The Greater Manchester Combined Authority (GMCA) has launched a new digital inclusion taskforce to address the shortcomings of the region in that field.
With senior representatives from the industry, community groups and local government, the group will aim to address the barriers of digital exclusion and inequality in internet access, through a joined-up approach informed by local needs and shared learning, resources and expertise.
The taskforce will be meeting for the first time on 10 December, and the group is calling on anyone who is active in the digital inclusion space or benefits from people being online to get involved and help in addressing barriers such as connectivity, accessibility, affordability, skills, motivation and confidence. Registrations to attend the launch meeting are now open.

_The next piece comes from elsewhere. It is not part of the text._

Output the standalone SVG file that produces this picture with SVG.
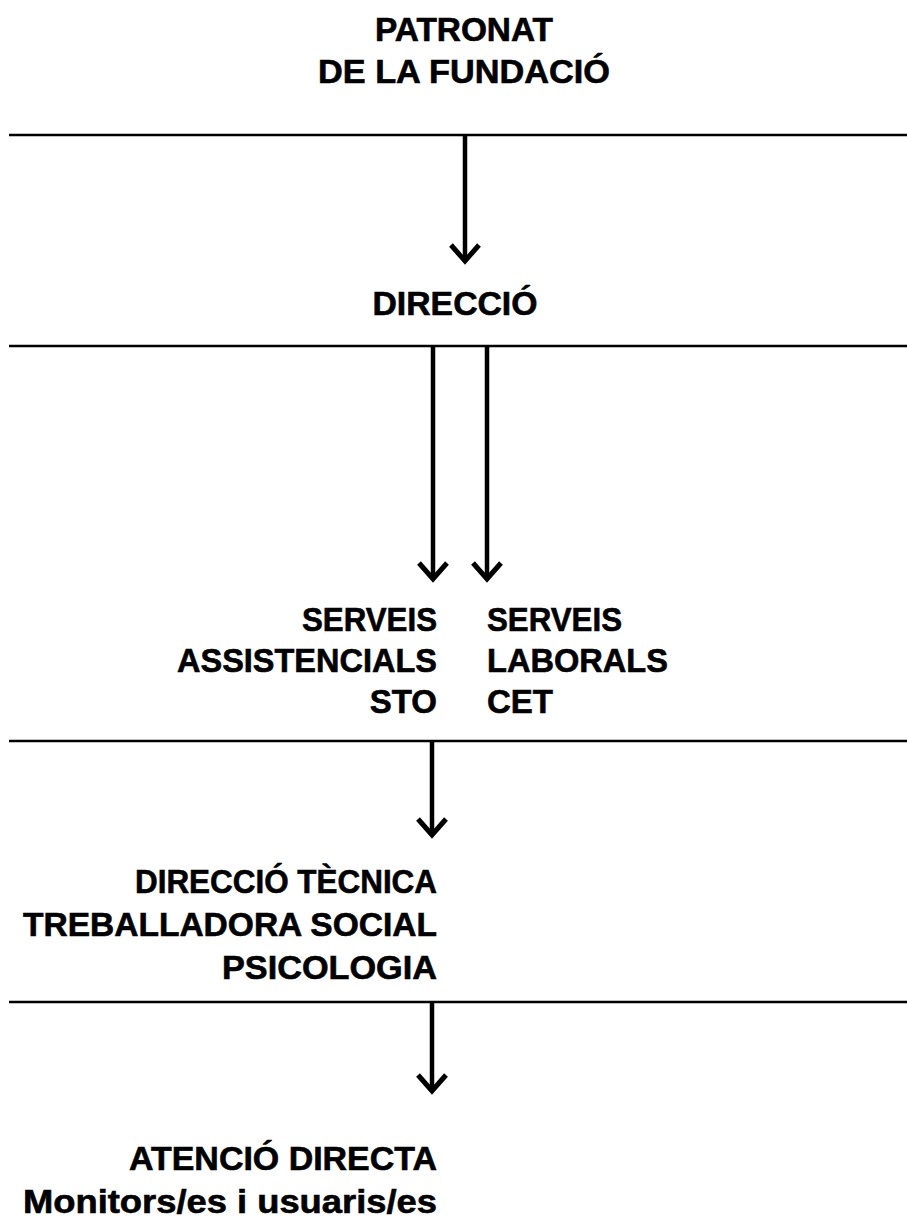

“Access to the digital world should be a basic human right; everyone in Greater Manchester, whatever their age, location or situation, should be able to benefit from the opportunities digital brings,” said Sean Fielding, GMCA lead for employment, skills and digital.
“I want us to continue to work with government, industry, communities and the voluntary sector to level the digital playing field, and would encourage anyone with a stake in digital inclusion, or those who benefit from our people being online, to get involved and help us shape this important agenda,” he said.
As many as 1.2 million people across Greater Manchester are estimated to be currently excluded in some way from the opportunities the internet brings, according to analysis from the University of Liverpool and the Good Things Foundation.
The study also suggests that more than 700,000 people in the region are only using the internet in a narrow or limited way, while a further 450,000 are classified as non-users.
Digital inclusion plays a key role in the Greater Manchester living with Covid-19 resilience plan. The taskforce launch follows the announcement of the Greater Manchester Technology Fund at the start of the pandemic, where GMCA, Virgin Media and ANS Group are involved.
The initiative aims to address the gaps in support and provide over 500 devices to “digitally marginalised” students who didn’t have the technology or connectivity means to access school or support systems and continue to learn from home.
Another project focused on the Manchester region, launched in June, is a £3m fund from the Department for Digital, Culture, Media and Sport (DCMS), the GMCA and the Lancashire Digital Skills Partnership, which is being used to fund projects aimed at getting under-represented groups into digital.
The fund is aimed specifically at helping more than 600 under-represented or disadvantaged groups in the Greater Manchester and Lancashire area into tech jobs by helping the development of projects to support businesses and residents plug local skills gaps in creative, digital and tech roles.